Reproduce the material below line by line, beginning with its first line and ending with the line that contains "plt.rcParams['mathtext.default'] = 'regular'"; leave out pictures.

┄┄┄┄┄┄┄┄┄┄┄┄┄┄┄┄┄┄┄┄

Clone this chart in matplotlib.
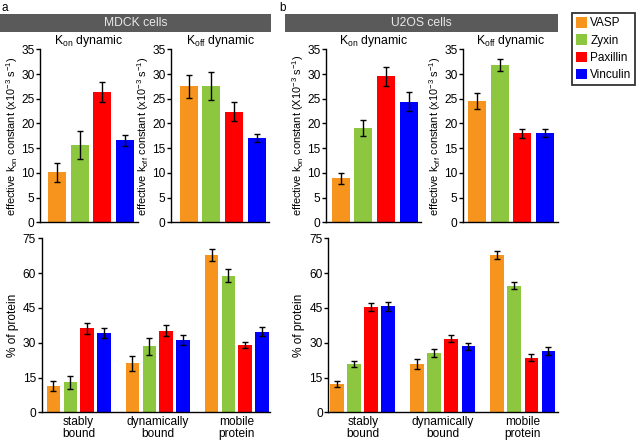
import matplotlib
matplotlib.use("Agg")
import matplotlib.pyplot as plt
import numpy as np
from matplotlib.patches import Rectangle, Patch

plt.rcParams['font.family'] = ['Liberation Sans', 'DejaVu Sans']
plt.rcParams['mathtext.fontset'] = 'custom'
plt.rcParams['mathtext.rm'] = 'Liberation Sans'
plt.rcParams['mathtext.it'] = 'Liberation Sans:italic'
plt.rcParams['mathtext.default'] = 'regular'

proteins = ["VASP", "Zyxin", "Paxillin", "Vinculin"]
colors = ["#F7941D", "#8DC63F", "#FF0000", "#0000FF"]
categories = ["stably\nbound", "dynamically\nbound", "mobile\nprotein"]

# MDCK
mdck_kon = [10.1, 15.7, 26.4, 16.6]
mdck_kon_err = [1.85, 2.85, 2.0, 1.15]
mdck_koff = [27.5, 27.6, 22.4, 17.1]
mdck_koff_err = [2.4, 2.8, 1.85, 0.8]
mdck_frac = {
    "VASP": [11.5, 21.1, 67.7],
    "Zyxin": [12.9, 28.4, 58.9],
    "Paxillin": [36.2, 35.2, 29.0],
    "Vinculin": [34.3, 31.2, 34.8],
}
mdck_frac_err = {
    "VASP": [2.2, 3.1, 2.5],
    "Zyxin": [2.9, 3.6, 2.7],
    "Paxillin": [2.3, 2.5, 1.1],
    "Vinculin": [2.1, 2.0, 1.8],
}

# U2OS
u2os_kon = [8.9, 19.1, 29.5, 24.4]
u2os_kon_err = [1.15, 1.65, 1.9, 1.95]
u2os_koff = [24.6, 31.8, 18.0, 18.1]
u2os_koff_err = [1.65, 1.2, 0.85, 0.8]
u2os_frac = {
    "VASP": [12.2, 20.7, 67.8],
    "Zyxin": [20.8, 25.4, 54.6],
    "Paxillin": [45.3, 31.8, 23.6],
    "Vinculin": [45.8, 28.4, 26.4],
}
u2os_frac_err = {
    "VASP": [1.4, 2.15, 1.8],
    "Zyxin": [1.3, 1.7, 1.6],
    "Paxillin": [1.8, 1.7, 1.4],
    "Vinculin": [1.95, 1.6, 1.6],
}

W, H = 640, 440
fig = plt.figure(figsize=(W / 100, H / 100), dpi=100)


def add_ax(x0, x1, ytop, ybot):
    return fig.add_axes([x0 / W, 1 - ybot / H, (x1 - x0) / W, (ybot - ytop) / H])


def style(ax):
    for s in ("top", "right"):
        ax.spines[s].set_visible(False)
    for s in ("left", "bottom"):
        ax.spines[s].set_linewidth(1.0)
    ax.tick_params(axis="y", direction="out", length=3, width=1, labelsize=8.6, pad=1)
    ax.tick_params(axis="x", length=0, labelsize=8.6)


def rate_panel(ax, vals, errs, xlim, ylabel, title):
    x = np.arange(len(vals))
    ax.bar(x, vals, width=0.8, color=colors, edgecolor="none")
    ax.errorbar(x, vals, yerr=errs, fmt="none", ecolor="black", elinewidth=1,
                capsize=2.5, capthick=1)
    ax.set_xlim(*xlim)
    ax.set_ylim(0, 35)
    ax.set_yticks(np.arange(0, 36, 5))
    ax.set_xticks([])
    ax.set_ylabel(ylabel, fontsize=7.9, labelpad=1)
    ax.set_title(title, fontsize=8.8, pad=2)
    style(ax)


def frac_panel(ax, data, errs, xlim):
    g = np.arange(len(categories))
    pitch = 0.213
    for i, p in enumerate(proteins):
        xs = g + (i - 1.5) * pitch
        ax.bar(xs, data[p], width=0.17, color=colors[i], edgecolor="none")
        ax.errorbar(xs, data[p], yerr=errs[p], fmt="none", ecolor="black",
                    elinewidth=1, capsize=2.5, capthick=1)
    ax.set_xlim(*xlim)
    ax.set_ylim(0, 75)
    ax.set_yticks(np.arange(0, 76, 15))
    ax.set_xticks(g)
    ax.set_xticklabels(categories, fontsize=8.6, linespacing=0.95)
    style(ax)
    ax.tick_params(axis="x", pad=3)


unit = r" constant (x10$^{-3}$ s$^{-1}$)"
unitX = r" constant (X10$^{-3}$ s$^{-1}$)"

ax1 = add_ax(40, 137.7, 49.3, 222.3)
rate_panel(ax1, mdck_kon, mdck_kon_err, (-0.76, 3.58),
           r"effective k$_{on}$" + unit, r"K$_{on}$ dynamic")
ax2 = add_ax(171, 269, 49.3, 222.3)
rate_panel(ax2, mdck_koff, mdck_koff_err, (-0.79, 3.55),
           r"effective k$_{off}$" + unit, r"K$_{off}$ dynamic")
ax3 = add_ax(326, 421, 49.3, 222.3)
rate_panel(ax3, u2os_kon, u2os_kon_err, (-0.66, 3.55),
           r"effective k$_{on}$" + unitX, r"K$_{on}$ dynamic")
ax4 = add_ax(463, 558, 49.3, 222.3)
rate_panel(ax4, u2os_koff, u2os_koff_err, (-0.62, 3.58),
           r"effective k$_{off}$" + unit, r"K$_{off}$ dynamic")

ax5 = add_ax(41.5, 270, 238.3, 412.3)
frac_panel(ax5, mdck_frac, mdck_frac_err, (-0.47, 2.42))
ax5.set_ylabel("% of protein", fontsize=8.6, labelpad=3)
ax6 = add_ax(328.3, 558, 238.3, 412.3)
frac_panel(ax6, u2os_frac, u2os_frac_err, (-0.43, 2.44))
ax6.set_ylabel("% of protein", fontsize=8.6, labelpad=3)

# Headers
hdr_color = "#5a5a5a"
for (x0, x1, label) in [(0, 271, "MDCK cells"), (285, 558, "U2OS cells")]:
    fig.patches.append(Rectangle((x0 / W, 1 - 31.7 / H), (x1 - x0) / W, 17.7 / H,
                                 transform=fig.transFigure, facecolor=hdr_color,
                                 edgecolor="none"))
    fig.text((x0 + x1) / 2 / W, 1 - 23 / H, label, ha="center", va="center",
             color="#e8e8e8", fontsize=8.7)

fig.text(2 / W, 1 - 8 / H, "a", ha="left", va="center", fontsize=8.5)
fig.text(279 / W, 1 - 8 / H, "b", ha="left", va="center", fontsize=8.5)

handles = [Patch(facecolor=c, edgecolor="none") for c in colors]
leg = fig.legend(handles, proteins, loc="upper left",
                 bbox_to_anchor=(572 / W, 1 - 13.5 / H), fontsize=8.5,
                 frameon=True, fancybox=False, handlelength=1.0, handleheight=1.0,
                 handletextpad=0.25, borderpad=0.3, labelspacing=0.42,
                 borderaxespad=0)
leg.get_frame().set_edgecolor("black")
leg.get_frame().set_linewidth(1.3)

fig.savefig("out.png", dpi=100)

┄┄┄┄┄┄┄┄┄┄┄┄┄┄┄┄┄┄┄┄

| Answer to this task |
Clone this chart in matplotlib.
import matplotlib
matplotlib.use("Agg")
import matplotlib.pyplot as plt
import numpy as np
from matplotlib.patches import Rectangle, Patch

plt.rcParams['font.family'] = ['Liberation Sans', 'DejaVu Sans']
plt.rcParams['mathtext.fontset'] = 'custom'
plt.rcParams['mathtext.rm'] = 'Liberation Sans'
plt.rcParams['mathtext.it'] = 'Liberation Sans:italic'
plt.rcParams['mathtext.default'] = 'regular'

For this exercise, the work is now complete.